=== DATASET RECORDS ===
◇ ◇ ◇

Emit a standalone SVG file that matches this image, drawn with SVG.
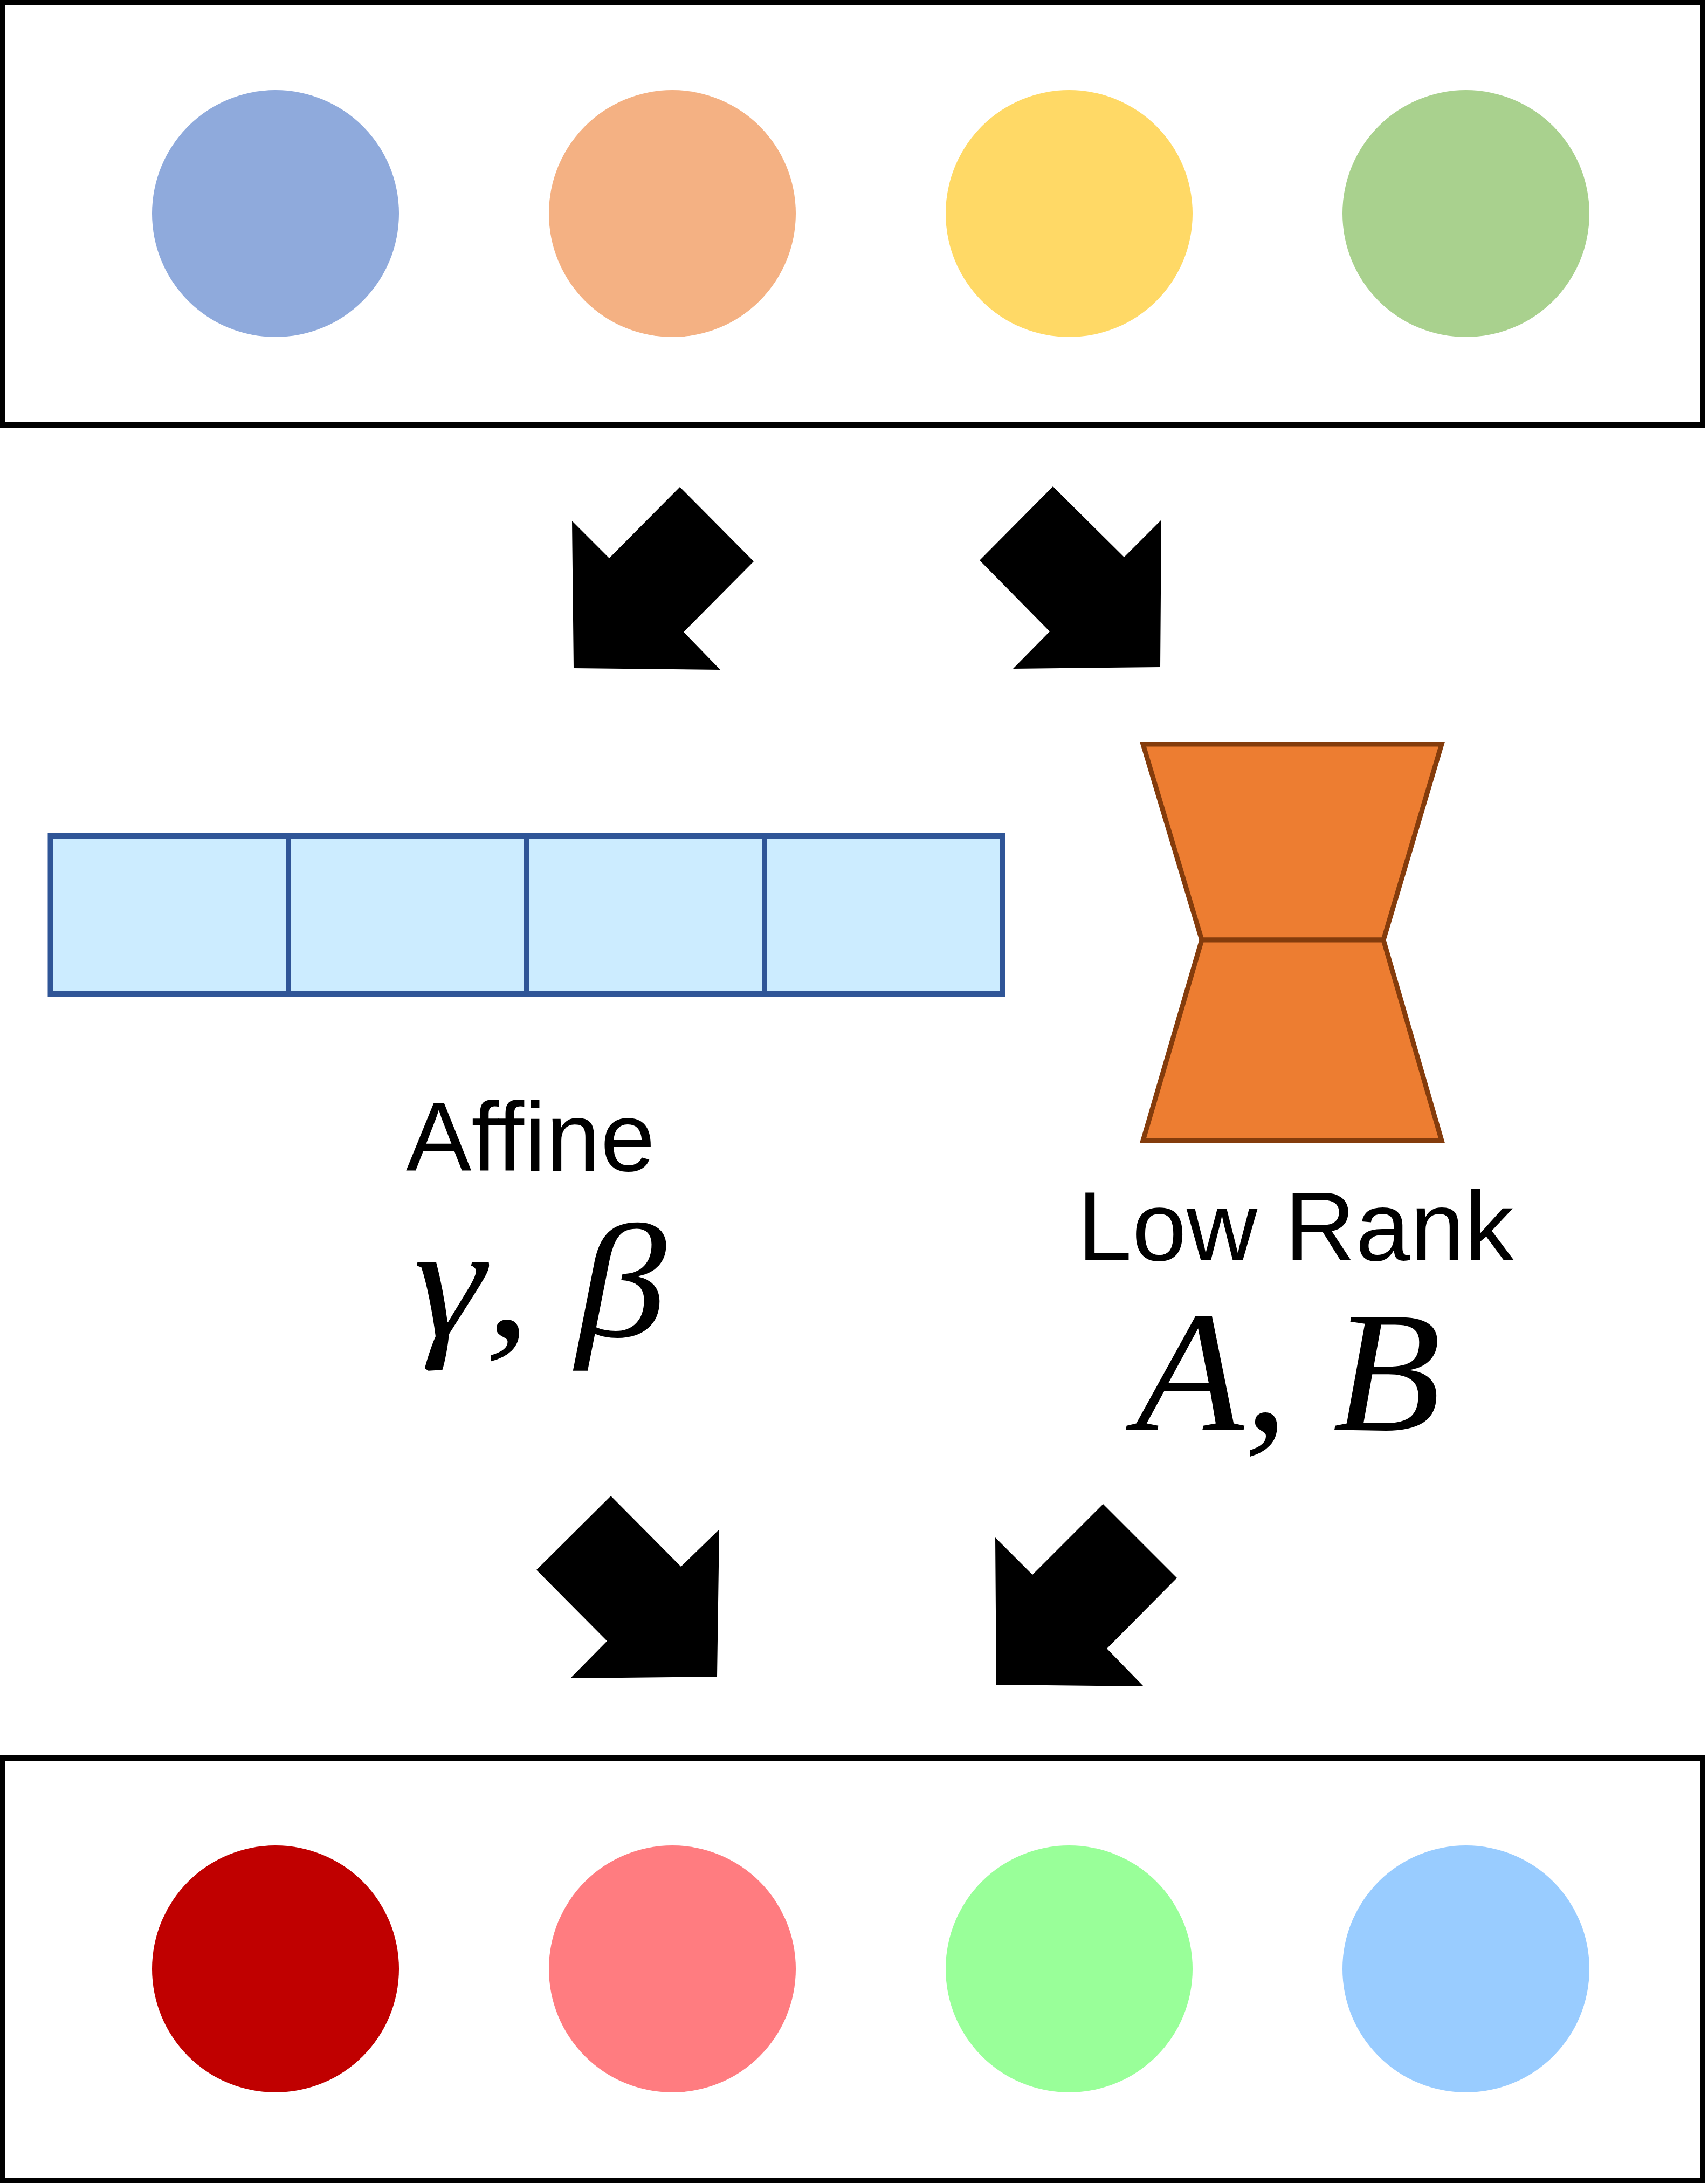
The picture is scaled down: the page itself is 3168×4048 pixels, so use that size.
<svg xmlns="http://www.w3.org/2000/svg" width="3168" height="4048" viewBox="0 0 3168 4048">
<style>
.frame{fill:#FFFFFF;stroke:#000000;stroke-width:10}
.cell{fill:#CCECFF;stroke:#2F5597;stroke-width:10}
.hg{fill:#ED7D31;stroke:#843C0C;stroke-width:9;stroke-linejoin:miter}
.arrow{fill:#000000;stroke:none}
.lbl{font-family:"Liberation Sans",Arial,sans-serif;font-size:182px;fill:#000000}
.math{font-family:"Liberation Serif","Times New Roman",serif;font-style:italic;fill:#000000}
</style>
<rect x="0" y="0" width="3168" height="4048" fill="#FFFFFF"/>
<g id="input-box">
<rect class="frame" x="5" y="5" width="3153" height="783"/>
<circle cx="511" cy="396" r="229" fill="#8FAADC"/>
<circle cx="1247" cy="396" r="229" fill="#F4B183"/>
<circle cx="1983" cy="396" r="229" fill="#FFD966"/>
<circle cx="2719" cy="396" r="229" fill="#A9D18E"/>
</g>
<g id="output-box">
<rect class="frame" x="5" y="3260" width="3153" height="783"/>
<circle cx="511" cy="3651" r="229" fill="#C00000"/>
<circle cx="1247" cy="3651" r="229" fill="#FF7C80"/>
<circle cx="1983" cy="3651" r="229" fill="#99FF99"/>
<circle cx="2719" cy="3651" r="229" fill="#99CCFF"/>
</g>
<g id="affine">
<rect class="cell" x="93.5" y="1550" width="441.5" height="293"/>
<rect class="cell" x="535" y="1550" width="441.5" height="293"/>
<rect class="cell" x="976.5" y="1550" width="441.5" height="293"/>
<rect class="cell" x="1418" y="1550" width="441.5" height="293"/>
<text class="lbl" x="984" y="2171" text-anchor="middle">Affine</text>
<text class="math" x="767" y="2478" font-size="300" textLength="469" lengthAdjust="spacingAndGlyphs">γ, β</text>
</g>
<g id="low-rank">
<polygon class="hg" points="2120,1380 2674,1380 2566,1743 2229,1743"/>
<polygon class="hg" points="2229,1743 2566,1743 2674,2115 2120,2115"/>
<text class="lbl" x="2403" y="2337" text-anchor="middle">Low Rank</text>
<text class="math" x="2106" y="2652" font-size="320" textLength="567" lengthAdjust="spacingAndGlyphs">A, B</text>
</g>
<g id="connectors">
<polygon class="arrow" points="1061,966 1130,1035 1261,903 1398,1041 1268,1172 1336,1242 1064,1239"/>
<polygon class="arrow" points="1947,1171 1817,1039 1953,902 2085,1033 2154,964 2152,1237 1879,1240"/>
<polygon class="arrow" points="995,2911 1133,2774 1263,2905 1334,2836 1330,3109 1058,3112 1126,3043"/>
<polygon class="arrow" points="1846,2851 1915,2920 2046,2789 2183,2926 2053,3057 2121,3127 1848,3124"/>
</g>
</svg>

◇ ◇ ◇

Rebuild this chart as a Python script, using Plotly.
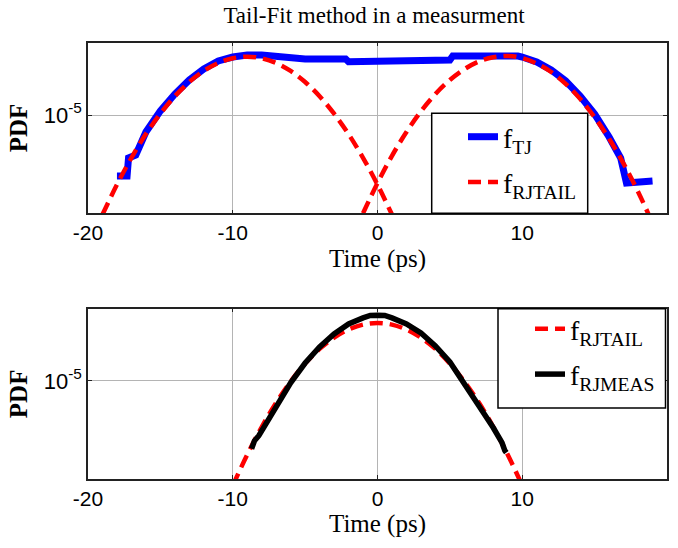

◇ ◇ ◇

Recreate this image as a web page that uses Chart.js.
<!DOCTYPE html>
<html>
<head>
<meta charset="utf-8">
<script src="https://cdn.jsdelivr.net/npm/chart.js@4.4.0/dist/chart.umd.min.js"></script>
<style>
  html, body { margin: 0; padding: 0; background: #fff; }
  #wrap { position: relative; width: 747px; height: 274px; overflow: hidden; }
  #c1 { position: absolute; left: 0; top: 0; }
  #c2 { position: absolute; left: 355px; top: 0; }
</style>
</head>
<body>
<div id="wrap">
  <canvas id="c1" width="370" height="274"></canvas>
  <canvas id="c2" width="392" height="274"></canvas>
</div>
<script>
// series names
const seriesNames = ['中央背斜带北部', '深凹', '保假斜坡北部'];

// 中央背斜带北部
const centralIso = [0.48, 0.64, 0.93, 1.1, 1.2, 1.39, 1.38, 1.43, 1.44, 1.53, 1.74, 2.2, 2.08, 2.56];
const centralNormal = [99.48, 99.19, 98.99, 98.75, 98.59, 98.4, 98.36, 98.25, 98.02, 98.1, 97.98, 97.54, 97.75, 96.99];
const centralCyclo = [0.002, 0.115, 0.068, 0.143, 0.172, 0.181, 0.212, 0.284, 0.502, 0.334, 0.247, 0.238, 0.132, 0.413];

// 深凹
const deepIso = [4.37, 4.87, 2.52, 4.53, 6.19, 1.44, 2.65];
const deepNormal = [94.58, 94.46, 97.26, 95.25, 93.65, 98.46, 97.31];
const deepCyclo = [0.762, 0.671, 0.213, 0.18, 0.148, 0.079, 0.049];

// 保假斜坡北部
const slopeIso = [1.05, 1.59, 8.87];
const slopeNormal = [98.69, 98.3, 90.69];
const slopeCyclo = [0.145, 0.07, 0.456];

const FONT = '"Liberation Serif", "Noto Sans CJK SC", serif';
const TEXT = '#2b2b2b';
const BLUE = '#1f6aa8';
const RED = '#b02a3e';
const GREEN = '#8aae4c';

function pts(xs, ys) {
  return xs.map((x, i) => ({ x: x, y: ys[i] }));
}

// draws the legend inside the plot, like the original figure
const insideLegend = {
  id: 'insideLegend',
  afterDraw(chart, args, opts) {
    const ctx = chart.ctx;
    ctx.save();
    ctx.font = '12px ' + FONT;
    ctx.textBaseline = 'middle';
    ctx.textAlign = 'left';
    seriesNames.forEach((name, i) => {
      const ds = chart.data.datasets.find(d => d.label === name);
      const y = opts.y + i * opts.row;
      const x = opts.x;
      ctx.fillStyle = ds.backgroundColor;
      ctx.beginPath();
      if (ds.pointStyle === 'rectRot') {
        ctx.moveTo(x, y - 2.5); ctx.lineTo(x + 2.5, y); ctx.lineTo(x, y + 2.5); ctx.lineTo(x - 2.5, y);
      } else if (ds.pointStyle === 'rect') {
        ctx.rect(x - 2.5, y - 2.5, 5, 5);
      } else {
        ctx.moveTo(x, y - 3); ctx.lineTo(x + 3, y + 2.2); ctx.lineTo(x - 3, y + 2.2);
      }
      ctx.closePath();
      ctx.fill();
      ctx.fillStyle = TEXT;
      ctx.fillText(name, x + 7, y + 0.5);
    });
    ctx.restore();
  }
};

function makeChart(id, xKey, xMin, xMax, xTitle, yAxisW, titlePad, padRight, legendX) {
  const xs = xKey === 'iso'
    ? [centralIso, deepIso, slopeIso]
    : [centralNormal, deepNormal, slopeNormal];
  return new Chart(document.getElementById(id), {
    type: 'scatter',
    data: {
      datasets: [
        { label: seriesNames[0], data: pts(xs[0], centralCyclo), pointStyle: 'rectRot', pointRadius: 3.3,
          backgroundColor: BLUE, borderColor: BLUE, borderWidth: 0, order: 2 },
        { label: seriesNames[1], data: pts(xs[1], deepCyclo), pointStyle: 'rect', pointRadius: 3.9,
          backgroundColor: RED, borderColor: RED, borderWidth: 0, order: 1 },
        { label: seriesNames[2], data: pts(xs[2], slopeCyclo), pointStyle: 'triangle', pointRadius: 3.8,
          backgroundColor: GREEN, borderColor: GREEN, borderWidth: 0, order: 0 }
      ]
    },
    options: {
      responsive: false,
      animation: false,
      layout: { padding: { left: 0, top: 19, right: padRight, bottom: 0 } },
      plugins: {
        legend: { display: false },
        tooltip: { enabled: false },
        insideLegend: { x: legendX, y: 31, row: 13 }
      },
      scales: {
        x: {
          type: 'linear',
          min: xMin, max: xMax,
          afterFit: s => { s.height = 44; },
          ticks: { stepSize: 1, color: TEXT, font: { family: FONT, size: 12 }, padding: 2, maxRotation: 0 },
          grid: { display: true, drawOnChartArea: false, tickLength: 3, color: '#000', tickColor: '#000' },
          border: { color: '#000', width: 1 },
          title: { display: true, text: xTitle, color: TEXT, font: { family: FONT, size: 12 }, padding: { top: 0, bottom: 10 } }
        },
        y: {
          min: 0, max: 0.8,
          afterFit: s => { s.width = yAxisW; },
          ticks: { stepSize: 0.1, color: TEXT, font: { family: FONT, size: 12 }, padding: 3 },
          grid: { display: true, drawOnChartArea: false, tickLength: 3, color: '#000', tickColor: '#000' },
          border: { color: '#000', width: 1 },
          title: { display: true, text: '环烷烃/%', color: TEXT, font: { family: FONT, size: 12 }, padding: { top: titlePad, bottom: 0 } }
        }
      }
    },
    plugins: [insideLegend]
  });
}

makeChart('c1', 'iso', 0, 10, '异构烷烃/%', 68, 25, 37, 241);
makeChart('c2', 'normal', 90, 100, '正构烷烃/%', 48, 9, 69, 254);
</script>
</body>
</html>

◇ ◇ ◇

Exactly reproduce the stretch from the line with "Recreate this image" through the line with "const seriesNames = ['中央背斜带北部', '深凹', '保假斜坡北部'];", including both ends and nothing else.

=== THE OUTPUT ===
Recreate this image as a web page that uses Chart.js.
<!DOCTYPE html>
<html>
<head>
<meta charset="utf-8">
<script src="https://cdn.jsdelivr.net/npm/chart.js@4.4.0/dist/chart.umd.min.js"></script>
<style>
  html, body { margin: 0; padding: 0; background: #fff; }
  #wrap { position: relative; width: 747px; height: 274px; overflow: hidden; }
  #c1 { position: absolute; left: 0; top: 0; }
  #c2 { position: absolute; left: 355px; top: 0; }
</style>
</head>
<body>
<div id="wrap">
  <canvas id="c1" width="370" height="274"></canvas>
  <canvas id="c2" width="392" height="274"></canvas>
</div>
<script>
// series names
const seriesNames = ['中央背斜带北部', '深凹', '保假斜坡北部'];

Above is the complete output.